Redis [BUG] Accept failed between master and slave with TLS

We are getting below error continuously and during the replication between master/slave has broken.

Error accepting a client connection: (null) (addr=100.96.63.144:48974 laddr=100.96.11.72:6379) Error accepting a client connection: (null) (addr=100.96.63.144:48976 laddr=100.96.11.72:6379)

TLS has enabled here. Even verified client certificates and its good. Redis version is 7.2.4

Could you please share what are the probable cause of these errors. Why it is showing error as null

Comment From: sundb

@SarthakSahu how did you change the config for master and slave?

Comment From: SarthakSahu

Hi @sundb sorry couldn't get the config you are referring to. And the Accept is not failing between master and slave. Instead it is failing between client (100.96.63.144) and redis server(100.96.11.72).

Comment From: sundb

@SarthakSahu thx, did you have the correct certificate for client?

Comment From: SarthakSahu

Yes certificates are fine. We have done a curl with certificates and received empty result.

And I just learnt now, the client is doing a sscan on a set with a pattern where the client is getting "context deadline exceeded". There after the problem started.

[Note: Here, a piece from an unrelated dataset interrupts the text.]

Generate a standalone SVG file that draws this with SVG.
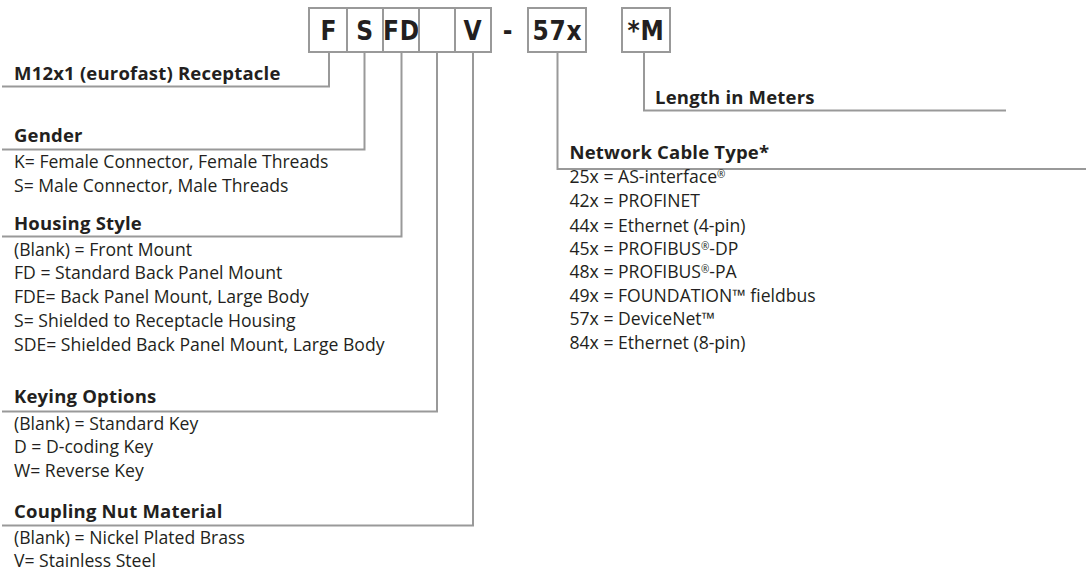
<svg xmlns="http://www.w3.org/2000/svg" width="1086" height="571" viewBox="0 0 1086 571">
<style>
.box{fill:#fff;stroke:#999;stroke-width:2}
.code{font-family:"Liberation Sans Narrow","DejaVu Sans Condensed","Roboto Condensed","Liberation Sans",sans-serif;font-weight:700;font-size:26px;fill:#231f20;text-anchor:middle;letter-spacing:0.8px}
.h{font-family:"Open Sans","Liberation Sans",sans-serif;font-weight:700;font-size:18.5px;fill:#231f20;letter-spacing:0.2px}
.t{font-family:"Open Sans","Liberation Sans",sans-serif;font-size:17.6px;fill:#231f20}
.sup{font-size:10px;baseline-shift:5px}
.c{fill:none;stroke:#999;stroke-width:2}
</style>
<rect width="1086" height="571" fill="#fff"/>
<g id="connectors">
<path class="c" d="M329,52 V86.5 H2"/>
<path class="c" d="M364.5,52 V149.5 H2"/>
<path class="c" d="M401.5,52 V236.5 H2"/>
<path class="c" d="M437,52 V411.5 H2"/>
<path class="c" d="M473,52 V525.5 H2"/>
<path class="c" d="M557.5,52 V169 H1086"/>
<path class="c" d="M644,52 V110.5 H1006"/>
</g>
<g id="box-F"><rect class="box" x="309" y="8" width="38" height="44"/><text class="code" x="329" y="40">F</text></g>
<g id="box-S"><rect class="box" x="347" y="8" width="36" height="44"/><text class="code" x="365" y="40">S</text></g>
<g id="box-FD"><rect class="box" x="383" y="8" width="36" height="44"/><text class="code" x="401.5" y="40">FD</text></g>
<g id="box-blank"><rect class="box" x="419" y="8" width="36" height="44"/></g>
<g id="box-V"><rect class="box" x="455" y="8" width="36" height="44"/><text class="code" x="473" y="40">V</text></g>
<g id="dash"><text class="code" x="508" y="40">-</text></g>
<g id="box-57x"><rect class="box" x="528" y="8" width="58" height="44"/><text class="code" x="557.5" y="40">57x</text></g>
<g id="box-M"><rect class="box" x="622" y="8" width="48" height="44"/><text class="code" x="646" y="40">*M</text></g>
<g id="label-receptacle"><text class="h" x="14" y="80">M12x1 (eurofast) Receptacle</text></g>
<g id="label-gender">
<text class="h" x="14" y="141.7">Gender</text>
<text class="t" x="14" y="168">K= Female Connector, Female Threads</text>
<text class="t" x="14" y="191.7">S= Male Connector, Male Threads</text>
</g>
<g id="label-housing">
<text class="h" x="14" y="230">Housing Style</text>
<text class="t" x="14" y="256">(Blank) = Front Mount</text>
<text class="t" x="14" y="279.3">FD = Standard Back Panel Mount</text>
<text class="t" x="14" y="302.7">FDE= Back Panel Mount, Large Body</text>
<text class="t" x="14" y="326.7">S= Shielded to Receptacle Housing</text>
<text class="t" x="14" y="350.5">SDE= Shielded Back Panel Mount, Large Body</text>
</g>
<g id="label-keying">
<text class="h" x="14" y="403.3">Keying Options</text>
<text class="t" x="14" y="430">(Blank) = Standard Key</text>
<text class="t" x="14" y="453.3">D = D-coding Key</text>
<text class="t" x="14" y="477.3">W= Reverse Key</text>
</g>
<g id="label-coupling">
<text class="h" x="14" y="518.3">Coupling Nut Material</text>
<text class="t" x="14" y="544">(Blank) = Nickel Plated Brass</text>
<text class="t" x="14" y="566.7">V= Stainless Steel</text>
</g>
<g id="label-length"><text class="h" x="655" y="103.5">Length in Meters</text></g>
<g id="label-network">
<text class="h" x="569.5" y="158.6">Network Cable Type*</text>
<text class="t" x="569.5" y="183.3">25x = AS-interface<tspan class="sup">®</tspan></text>
<text class="t" x="569.5" y="207.3">42x = PROFINET</text>
<text class="t" x="569.5" y="231.7">44x = Ethernet (4-pin)</text>
<text class="t" x="569.5" y="255">45x = PROFIBUS<tspan class="sup">®</tspan>-DP</text>
<text class="t" x="569.5" y="278.3">48x = PROFIBUS<tspan class="sup">®</tspan>-PA</text>
<text class="t" x="569.5" y="301.7">49x = FOUNDATION™ fieldbus</text>
<text class="t" x="569.5" y="325">57x = DeviceNet™</text>
<text class="t" x="569.5" y="348.5">84x = Ethernet (8-pin)</text>
</g>
</svg>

But the requested key is not available in the db.

Comment From: sundb

@SarthakSahu I'm a bit confused. Since the client has already received an empty reply, it indicates that the accept has been successful. But you only saw this log after your program showed "context deadline exceeded"? Was it due to a timeout that the client disconnected and then reconnected?

Comment From: SarthakSahu

@sundb I think you have mixed.

To verify the certificate, we have used curl command with the certificates, and received a empty response. This tell the certificate is fine.
Yes the client program say context deadline exceeded Unable to scan due to timeout then tried to run the sscan again. We have only a single connection to redis server which will be re-used. After couple of retry, the server pod losing is desired role. The next sscan, the error is CLUSTERDOWN The cluster is down Unable to scan

Comment From: sundb

@SarthakSahu I want to clarify the following: 1. How did you use the sscan command? Did you use a large count option. 2. Is the node down caused by sscan?

Comment From: SarthakSahu

Hi @sundb
1. we use sscan command with key and pattern. 2. Yes we are suspecting the same but not sure because as soon as we bring down the client application, the cluster recovers.

Comment From: sundb

@SarthakSahu what the size of the set and what is the COUNT(default 10) option you use? Please check if there are any relevant records in slowlog. The overhead of using patterns is quite high. if the count is always greater than the number of members that can be found, which means that we always traverse all the memebers each time.

Yes we are suspecting the same but not sure because as soon as we bring down the client application, the cluster recovers.

it's reasonable, the node will be discovered when this node is avaliable.

Comment From: SarthakSahu

@sundb The COUNT is 500 here. But why it is impacting cluster topology and not responsive. Can you suggest how to mitigate it.

Comment From: sundb

@SarthakSahu If a node gets stuck, it may cause other nodes to think it has gone down. You can reduce the count (you can use the default 10) to avoid the entire node being unavailable due to a single request. otherwise, you can increase the config cluster-node-timeout.

Comment From: SarthakSahu

Hi @sundb , Redis data base has few sets with around 50k entries. We have deleted those. And the client query has been corrupted. After fixing those the redis cluster become healty.

Do we have a dimensioning for sscan command.

Comment From: sundb

Hi @sundb , Redis data base has few sets with around 50k entries. We have deleted those. And the client query has been corrupted. After fixing those the redis cluster become healty.

Do we have a dimensioning for sscan command.

There is no standard answer. Anyway, it should be noted that pattern is not fast, and should not to use the large count option.